To complete this phase, you will need to sign up for CodeAcademy’s PRO R course. After completing each lesson, do the practice sets in your Google collab document. If a lesson does not have any associated practice sets, continue on to the next lesson. If you have any questions, just make a comment in the Google Collab document and tag me.

Lesson Title More practice Practice answers Due date
Introduction to R Syntax June 1st
Learn R: Data Frames June 1st
Data Cleaning June 1st
Data Visualization with ggplot2 June 1st
Logical operators from DataCamp HW1, HW2 HW1 answers, HW2 answers June 1st
Aggregates HW3 HW3 answers June 1st
Joining Tables HW4 Link coming soon! June 1st
Mean, Median and Mode June 1st
Variance and Standard Deviation June 1st
Quartiles, Quantiles and IQR June 1st
Hypothesis testing HW5 Link coming soon! June 1st

Phase 2

Make sure you have RStudio up and running on your own machine. Instructions for how to do this should have been provided in Lesson 1 of CodeAcademy, but if you didn’t get a chance to set that up, there are instructions here.
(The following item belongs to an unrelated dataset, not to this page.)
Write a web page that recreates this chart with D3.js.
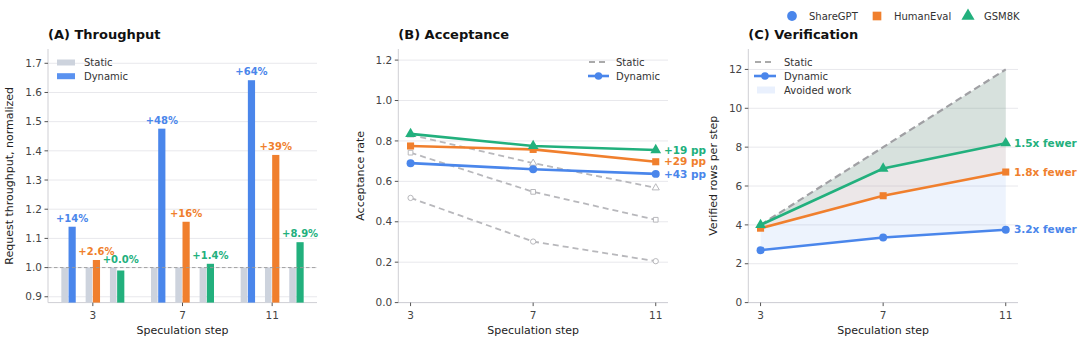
<!DOCTYPE html>
<html>
<head>
<meta charset="utf-8">
<script src="https://cdn.jsdelivr.net/npm/d3@7"></script>
<style>
  body { margin: 0; background: #fff; }
  svg { font-family: "DejaVu Sans", sans-serif; }
</style>
</head>
<body>
<div id="chart"></div>
<script>
// ---- data ----
const steps = [3, 7, 11];
const datasets = ["ShareGPT", "HumanEval", "GSM8K"];
const colors = ["#4a86eb", "#f07f2d", "#22b07d"];
const symbols = [d3.symbolCircle, d3.symbolSquare, d3.symbolTriangle];

// (A) throughput normalized to static
const throughputStatic = [[1, 1, 1], [1, 1, 1], [1, 1, 1]];
const throughputDynamic = [
  [1.14, 1.476, 1.642],   // ShareGPT
  [1.026, 1.157, 1.386],  // HumanEval
  [0.99, 1.013, 1.087]    // GSM8K
];
const throughputLabels = [
  ["+14%", "+48%", "+64%"],
  ["+2.6%", "+16%", "+39%"],
  ["+0.0%", "+1.4%", "+8.9%"]
];
const throughputTicks = [0.9, 1.0, 1.1, 1.2, 1.3, 1.4, 1.5, 1.6, 1.7];

// (B) acceptance rate
const acceptStatic = [
  [0.518, 0.302, 0.205],
  [0.742, 0.548, 0.41],
  [0.83, 0.69, 0.568]
];
const acceptDynamic = [
  [0.69, 0.66, 0.637],
  [0.775, 0.758, 0.697],
  [0.835, 0.775, 0.755]
];
const acceptLabels = ["+43 pp", "+29 pp", "+19 pp"];
const acceptTicks = [0.0, 0.2, 0.4, 0.6, 0.8, 1.0, 1.2];

// (C) verified rows per step
const verifyStatic = [4, 8, 12];
const verifyDynamic = [
  [2.7, 3.35, 3.75],
  [3.83, 5.5, 6.72],
  [4.0, 6.9, 8.2]
];
const verifyLabels = ["3.2x fewer", "1.8x fewer", "1.5x fewer"];
const verifyTicks = [0, 2, 4, 6, 8, 10, 12];

// ---- setup ----
const width = 1080, height = 344;
const svg = d3.select("#chart").append("svg")
  .attr("width", width).attr("height", height);

const plotBottom = 302.6, plotTop = 49;
const gridColor = "#e8e8ec", spineColor = "#cfcfd4", tickText = "#444";

function drawAxes(x0, x1, y, ticks, fmt, xTicks, yLabel, title, ylabX) {
  const g = svg.append("g");
  // grid
  g.selectAll(".grid").data(ticks).join("line")
    .attr("x1", x0).attr("x2", x1)
    .attr("y1", d => y(d)).attr("y2", d => y(d))
    .attr("stroke", gridColor).attr("stroke-width", 1);
  // spines
  g.append("line").attr("x1", x0).attr("x2", x0).attr("y1", plotTop).attr("y2", plotBottom)
    .attr("stroke", spineColor);
  g.append("line").attr("x1", x0).attr("x2", x1).attr("y1", plotBottom).attr("y2", plotBottom)
    .attr("stroke", spineColor);
  // y ticks
  g.selectAll(".yt").data(ticks).join("line")
    .attr("x1", x0 - 3.5).attr("x2", x0)
    .attr("y1", d => y(d)).attr("y2", d => y(d)).attr("stroke", "#555");
  g.selectAll(".yl").data(ticks).join("text")
    .attr("x", x0 - 6).attr("y", d => y(d)).attr("dy", "0.35em")
    .attr("text-anchor", "end").attr("font-size", 10.5).attr("fill", tickText)
    .text(fmt);
  // x ticks
  g.selectAll(".xt").data(xTicks).join("line")
    .attr("x1", d => d.x).attr("x2", d => d.x)
    .attr("y1", plotBottom).attr("y2", plotBottom + 3.5).attr("stroke", "#555");
  g.selectAll(".xl").data(xTicks).join("text")
    .attr("x", d => d.x).attr("y", plotBottom + 16)
    .attr("text-anchor", "middle").attr("font-size", 10.5).attr("fill", tickText)
    .text(d => d.v);
  g.append("text").attr("x", (x0 + x1) / 2).attr("y", 334)
    .attr("text-anchor", "middle").attr("font-size", 11).attr("fill", "#222")
    .text("Speculation step");
  g.append("text")
    .attr("transform", `translate(${ylabX},${(plotTop + plotBottom) / 2}) rotate(-90)`)
    .attr("text-anchor", "middle").attr("font-size", 11).attr("fill", "#222")
    .text(yLabel);
  g.append("text").attr("x", x0).attr("y", 39)
    .attr("font-size", 13).attr("font-weight", "bold").attr("fill", "#111")
    .text(title);
}

// ---- (A) Throughput ----
(function throughput() {
  const x0 = 48, x1 = 317;
  const x = d3.scalePoint().domain(steps).range([x0, x1]).padding(0.5);
  const y = d3.scaleLinear().domain([0.88, 1.75]).range([plotBottom, 48.7]);
  drawAxes(x0, x1, y, throughputTicks, d => d.toFixed(1),
    steps.map(s => ({ v: s, x: x(s) })),
    "Request throughput, normalized", "(A) Throughput", 13);

  const bw = 7.2, groupGap = 24.3;
  datasets.forEach((name, i) => {
    steps.forEach((s, j) => {
      const c = x(s) + (i - 1) * groupGap;
      const sv = throughputStatic[i][j], dv = throughputDynamic[i][j];
      svg.append("rect").attr("x", c - bw).attr("width", bw - 0.6)
        .attr("y", y(sv)).attr("height", plotBottom - y(sv)).attr("fill", "#cdd3dd");
      svg.append("rect").attr("x", c).attr("width", bw)
        .attr("y", y(dv)).attr("height", plotBottom - y(dv)).attr("fill", colors[i]);
      svg.append("text").attr("x", c + bw / 2).attr("y", y(Math.max(sv, dv)) - 5)
        .attr("text-anchor", "middle").attr("font-size", 10).attr("font-weight", "bold")
        .attr("fill", colors[i]).text(throughputLabels[i][j]);
    });
  });
  svg.append("line").attr("x1", x0).attr("x2", x1)
    .attr("y1", y(1)).attr("y2", y(1))
    .attr("stroke", "#999").attr("stroke-width", 0.9).attr("stroke-dasharray", "3.5,2.5");

  // legend
  const lg = svg.append("g");
  [["Static", "#cdd3dd"], ["Dynamic", "#5a92f0"]].forEach(([t, c], k) => {
    lg.append("rect").attr("x", 57).attr("y", 59.5 + k * 13.7).attr("width", 18).attr("height", 6).attr("fill", c);
    lg.append("text").attr("x", 84).attr("y", 62.5 + k * 13.7).attr("dy", "0.35em")
      .attr("font-size", 10).attr("fill", "#333").text(t);
  });
})();

function marker(g, sym, size, cx, cy, fill, stroke, sw) {
  g.append("path").attr("d", d3.symbol(sym, size)())
    .attr("transform", `translate(${cx},${cy})`)
    .attr("fill", fill).attr("stroke", stroke).attr("stroke-width", sw);
}

// ---- (B) Acceptance ----
(function acceptance() {
  const x0 = 398.3, x1 = 668;
  const x = d3.scaleLinear().domain([2.6, 11.4]).range([x0, x1]);
  const y = d3.scaleLinear().domain([0, 1.25]).range([plotBottom, 50]);
  drawAxes(x0, x1, y, acceptTicks, d => d.toFixed(1),
    steps.map(s => ({ v: s, x: x(s) })),
    "Acceptance rate", "(B) Acceptance", 364);

  const line = d3.line().x((d, j) => x(steps[j])).y(d => y(d));
  const g = svg.append("g");
  datasets.forEach((name, i) => {
    g.append("path").datum(acceptStatic[i]).attr("d", line)
      .attr("fill", "none").attr("stroke", "#b8b8bc").attr("stroke-width", 1.8)
      .attr("stroke-dasharray", "6,4");
    acceptStatic[i].forEach((v, j) => marker(g, symbols[i], 22, x(steps[j]), y(v), "#fff", "#b8b8bc", 1));
  });
  datasets.forEach((name, i) => {
    g.append("path").datum(acceptDynamic[i]).attr("d", line)
      .attr("fill", "none").attr("stroke", colors[i]).attr("stroke-width", 2.6);
    acceptDynamic[i].forEach((v, j) => marker(g, symbols[i], 50, x(steps[j]), y(v), colors[i], "none", 0));
    g.append("text").attr("x", 664).attr("y", y(acceptDynamic[i][2])).attr("dy", "0.35em")
      .attr("font-size", 10.5).attr("font-weight", "bold").attr("fill", colors[i])
      .text(acceptLabels[i]);
  });

  // legend
  const lg = svg.append("g");
  lg.append("line").attr("x1", 589).attr("x2", 609).attr("y1", 62).attr("y2", 62)
    .attr("stroke", "#aaa").attr("stroke-width", 1.8).attr("stroke-dasharray", "6,4");
  lg.append("text").attr("x", 616).attr("y", 62).attr("dy", "0.35em").attr("font-size", 10).attr("fill", "#333").text("Static");
  lg.append("line").attr("x1", 588).attr("x2", 609).attr("y1", 76).attr("y2", 76)
    .attr("stroke", colors[0]).attr("stroke-width", 2.6);
  marker(lg, d3.symbolCircle, 45, 598.5, 76, colors[0], "none", 0);
  lg.append("text").attr("x", 616).attr("y", 76).attr("dy", "0.35em").attr("font-size", 10).attr("fill", "#333").text("Dynamic");
})();

// ---- (C) Verification ----
(function verification() {
  const x0 = 748.3, x1 = 1018;
  const x = d3.scaleLinear().domain([2.6, 11.4]).range([x0, x1]);
  const y = d3.scaleLinear().domain([0, 13]).range([plotBottom, 50]);
  drawAxes(x0, x1, y, verifyTicks, d => d,
    steps.map(s => ({ v: s, x: x(s) })),
    "Verified rows per step", "(C) Verification", 717);

  const g = svg.append("g");
  datasets.forEach((name, i) => {
    const area = d3.area().x((d, j) => x(steps[j]))
      .y0(d => y(d)).y1((d, j) => y(verifyStatic[j]));
    g.append("path").datum(verifyDynamic[i]).attr("d", area)
      .attr("fill", colors[i]).attr("fill-opacity", 0.1);
  });
  const line = d3.line().x((d, j) => x(steps[j])).y(d => y(d));
  g.append("path").datum(verifyStatic).attr("d", line)
    .attr("fill", "none").attr("stroke", "#a0a0a4").attr("stroke-width", 2.2)
    .attr("stroke-dasharray", "7,4");
  datasets.forEach((name, i) => {
    g.append("path").datum(verifyDynamic[i]).attr("d", line)
      .attr("fill", "none").attr("stroke", colors[i]).attr("stroke-width", 2.6);
    verifyDynamic[i].forEach((v, j) => marker(g, symbols[i], 50, x(steps[j]), y(v), colors[i], "none", 0));
    g.append("text").attr("x", 1014).attr("y", y(verifyDynamic[i][2])).attr("dy", "0.35em")
      .attr("font-size", 10.5).attr("font-weight", "bold").attr("fill", colors[i])
      .text(verifyLabels[i]);
  });

  // legend
  const lg = svg.append("g");
  lg.append("line").attr("x1", 755).attr("x2", 775).attr("y1", 62).attr("y2", 62)
    .attr("stroke", "#aaa").attr("stroke-width", 1.8).attr("stroke-dasharray", "6,4");
  lg.append("text").attr("x", 784).attr("y", 62).attr("dy", "0.35em").attr("font-size", 10).attr("fill", "#333").text("Static");
  lg.append("line").attr("x1", 754).attr("x2", 776).attr("y1", 76).attr("y2", 76)
    .attr("stroke", colors[0]).attr("stroke-width", 2.6);
  marker(lg, d3.symbolCircle, 45, 765, 76, colors[0], "none", 0);
  lg.append("text").attr("x", 784).attr("y", 76).attr("dy", "0.35em").attr("font-size", 10).attr("fill", "#333").text("Dynamic");
  lg.append("rect").attr("x", 757).attr("y", 86.5).attr("width", 18).attr("height", 7)
    .attr("fill", colors[0]).attr("fill-opacity", 0.12);
  lg.append("text").attr("x", 784).attr("y", 90).attr("dy", "0.35em").attr("font-size", 10).attr("fill", "#333").text("Avoided work");
})();

// ---- top dataset legend ----
(function topLegend() {
  const xs = [792, 877, 968];
  const tx = [809, 894, 984];
  const g = svg.append("g");
  datasets.forEach((name, i) => {
    marker(g, symbols[i], 75, xs[i], 16, colors[i], "none", 0);
    g.append("text").attr("x", tx[i]).attr("y", 16).attr("dy", "0.35em")
      .attr("font-size", 10).attr("fill", "#333").text(name);
  });
})();
</script>
</body>
</html>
Lesson Title Source Due date
If/else statements Software Carpentry June 15th
Natural Language Processing TBD June 15th
Tenents of writing good code in R Software Carpentry June 15th

Phase 3

This phase will focus on understanding conceptual topics foundational to genomics-based/statistical research. The slide decks below are referenced from UBC’s STAT540 course. They are used with permission from Sara Mostafavi (course director).

Lesson Title Source Date
Exploratory data analysis and quality control STAT540 TBD
Stats/math background for big data STAT540 TBD
Two group comparisons STAT540 TBD
ANOVA STAT540 TBD
Linear models STAT540 TBD
Linear modeling with continuous variables STAT540 TBD
Multiple testing STAT540 TBD
Principal component analysis STAT540 TBD
Cluster analysis STAT540 TBD
Supervised learning STAT540 TBD
Supervised learning part 2 STAT540 TBD